=== WRITTEN TASK ===
Retype the opening lines of the data exactly, stopping after the line that contains "refr_yticks = [-0.5, 0, 0.5, 1, 1.5, 2, 2.5]". Skip every picture.

=== DATA EXCERPT ===

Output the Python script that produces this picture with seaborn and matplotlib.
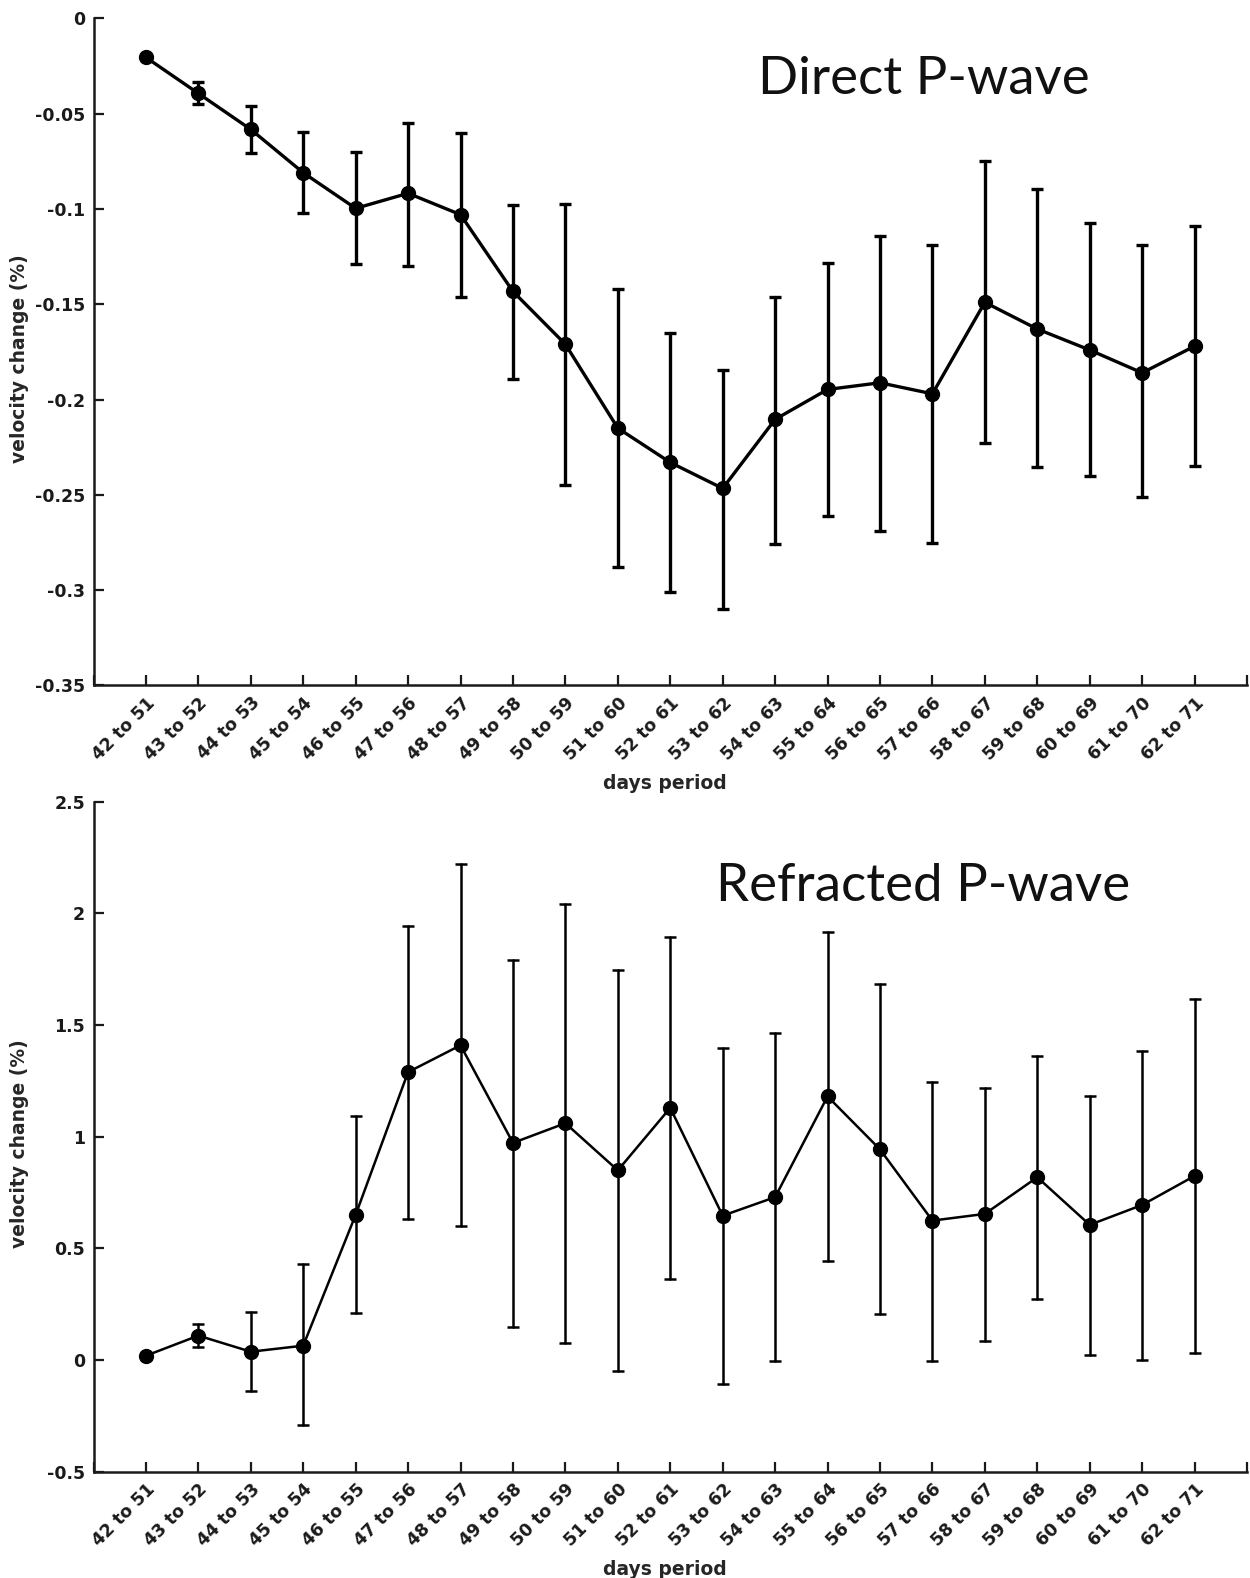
import numpy as np
import pandas as pd
import matplotlib.pyplot as plt
import seaborn as sns

# ---------------------------------- data ----------------------------------- #
periods = ['42 to 51', '43 to 52', '44 to 53', '45 to 54', '46 to 55', '47 to 56',
           '48 to 57', '49 to 58', '50 to 59', '51 to 60', '52 to 61', '53 to 62',
           '54 to 63', '55 to 64', '56 to 65', '57 to 66', '58 to 67', '59 to 68',
           '60 to 69', '61 to 70', '62 to 71']

direct_mid = [-0.0205, -0.0394, -0.0583, -0.0810, -0.0997, -0.0918, -0.1030,
              -0.1433, -0.1710, -0.2150, -0.2330, -0.2466, -0.2104, -0.1947,
              -0.1912, -0.1970, -0.1490, -0.1630, -0.1740, -0.1860, -0.1720]
direct_hi = [-0.0205, -0.0336, -0.0459, -0.0598, -0.0703, -0.0550, -0.0600,
             -0.0980, -0.0976, -0.1420, -0.1650, -0.1847, -0.1464, -0.1286,
             -0.1144, -0.1190, -0.0750, -0.0897, -0.1076, -0.1190, -0.1090]
direct_lo = [-0.0205, -0.0450, -0.0708, -0.1023, -0.1290, -0.1300, -0.1460,
             -0.1890, -0.2450, -0.2876, -0.3010, -0.3100, -0.2760, -0.2613,
             -0.2688, -0.2750, -0.2230, -0.2356, -0.2400, -0.2513, -0.2350]

refr_mid = [0.019, 0.109, 0.037, 0.064, 0.650, 1.289, 1.409, 0.972, 1.060, 0.849,
            1.129, 0.646, 0.729, 1.180, 0.943, 0.624, 0.654, 0.818, 0.605, 0.694,
            0.824]
refr_hi = [0.019, 0.161, 0.214, 0.430, 1.093, 1.942, 2.220, 1.793, 2.041, 1.745,
           1.894, 1.398, 1.465, 1.917, 1.684, 1.246, 1.219, 1.361, 1.184, 1.385,
           1.617]
refr_lo = [0.019, 0.060, -0.138, -0.291, 0.210, 0.633, 0.601, 0.146, 0.077, -0.050,
           0.361, -0.107, -0.006, 0.445, 0.206, -0.004, 0.086, 0.272, 0.022, 0.000,
           0.033]

direct_yticks = [0, -0.05, -0.1, -0.15, -0.2, -0.25, -0.3, -0.35]
refr_yticks = [-0.5, 0, 0.5, 1, 1.5, 2, 2.5]


def long_table(mid, lo, hi):
    # three rows per period: lower end, value, upper end
    pos = np.arange(1, len(mid) + 1)
    return pd.DataFrame({'pos': np.tile(pos, 3),
                         'val': np.concatenate([lo, mid, hi])})


def draw_panel(ax, mid, lo, hi, lw, yticks, ylim, title, title_xy):
    sns.lineplot(data=long_table(mid, lo, hi), x='pos', y='val', ax=ax,
                 estimator='median', errorbar=lambda v: (v.min(), v.max()),
                 err_style='bars', color='black', lw=lw, marker='o',
                 markersize=10, mec='black', mew=1,
                 err_kws=dict(capsize=4.5, elinewidth=lw, capthick=lw))
    ax.set_xlim(0, 22)
    ax.set_ylim(*ylim)
    ax.set_xticks(range(0, 23))
    ax.set_xticklabels([''] + periods + [''], rotation=45, ha='right',
                       rotation_mode='anchor')
    ax.set_yticks(yticks)
    ax.set_yticklabels(['%g' % t for t in yticks])
    ax.tick_params(direction='in', length=7, width=1.6, labelsize=12.5,
                   pad=6, colors='#1a1a1a')
    for s in ['top', 'right']:
        ax.spines[s].set_visible(False)
    for s in ['left', 'bottom']:
        ax.spines[s].set_linewidth(1.8)
        ax.spines[s].set_color('#1a1a1a')
    ax.set_xlabel('days period', fontsize=13.5, fontweight='bold')
    ax.set_ylabel('velocity change (%)', fontsize=13.5, fontweight='bold')
    ax.xaxis.set_label_coords(0.495, -0.132)
    ax.yaxis.set_label_coords(-0.056, 0.49)
    ax.text(title_xy[0], title_xy[1], title, transform=ax.transAxes,
            fontsize=38, fontweight='normal', family='Lato',
            ha='left', va='center', color='#111111')


sns.set_style('ticks')
plt.rcParams['font.family'] = ['DejaVu Sans']
plt.rcParams['font.weight'] = 'bold'

fig = plt.figure(figsize=(12.5, 15.78), dpi=100)
ax1 = fig.add_axes([0.0748, 0.5656, 0.9228, 0.4228])
ax2 = fig.add_axes([0.0748, 0.0674, 0.9228, 0.4246])

draw_panel(ax1, direct_mid, direct_lo, direct_hi, 2.4, direct_yticks,
           (-0.35, 0), 'Direct P-wave', (0.576, 0.908))
draw_panel(ax2, refr_mid, refr_lo, refr_hi, 1.8, refr_yticks,
           (-0.5, 2.5), 'Refracted P-wave', (0.540, 0.874))

fig.savefig('out.png', dpi=100, facecolor='white')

=== RESULT OF THE EXERCISE ===
Output the Python script that produces this picture with seaborn and matplotlib.
import numpy as np
import pandas as pd
import matplotlib.pyplot as plt
import seaborn as sns

# ---------------------------------- data ----------------------------------- #
periods = ['42 to 51', '43 to 52', '44 to 53', '45 to 54', '46 to 55', '47 to 56',
           '48 to 57', '49 to 58', '50 to 59', '51 to 60', '52 to 61', '53 to 62',
           '54 to 63', '55 to 64', '56 to 65', '57 to 66', '58 to 67', '59 to 68',
           '60 to 69', '61 to 70', '62 to 71']

direct_mid = [-0.0205, -0.0394, -0.0583, -0.0810, -0.0997, -0.0918, -0.1030,
              -0.1433, -0.1710, -0.2150, -0.2330, -0.2466, -0.2104, -0.1947,
              -0.1912, -0.1970, -0.1490, -0.1630, -0.1740, -0.1860, -0.1720]
direct_hi = [-0.0205, -0.0336, -0.0459, -0.0598, -0.0703, -0.0550, -0.0600,
             -0.0980, -0.0976, -0.1420, -0.1650, -0.1847, -0.1464, -0.1286,
             -0.1144, -0.1190, -0.0750, -0.0897, -0.1076, -0.1190, -0.1090]
direct_lo = [-0.0205, -0.0450, -0.0708, -0.1023, -0.1290, -0.1300, -0.1460,
             -0.1890, -0.2450, -0.2876, -0.3010, -0.3100, -0.2760, -0.2613,
             -0.2688, -0.2750, -0.2230, -0.2356, -0.2400, -0.2513, -0.2350]

refr_mid = [0.019, 0.109, 0.037, 0.064, 0.650, 1.289, 1.409, 0.972, 1.060, 0.849,
            1.129, 0.646, 0.729, 1.180, 0.943, 0.624, 0.654, 0.818, 0.605, 0.694,
            0.824]
refr_hi = [0.019, 0.161, 0.214, 0.430, 1.093, 1.942, 2.220, 1.793, 2.041, 1.745,
           1.894, 1.398, 1.465, 1.917, 1.684, 1.246, 1.219, 1.361, 1.184, 1.385,
           1.617]
refr_lo = [0.019, 0.060, -0.138, -0.291, 0.210, 0.633, 0.601, 0.146, 0.077, -0.050,
           0.361, -0.107, -0.006, 0.445, 0.206, -0.004, 0.086, 0.272, 0.022, 0.000,
           0.033]

direct_yticks = [0, -0.05, -0.1, -0.15, -0.2, -0.25, -0.3, -0.35]
refr_yticks = [-0.5, 0, 0.5, 1, 1.5, 2, 2.5]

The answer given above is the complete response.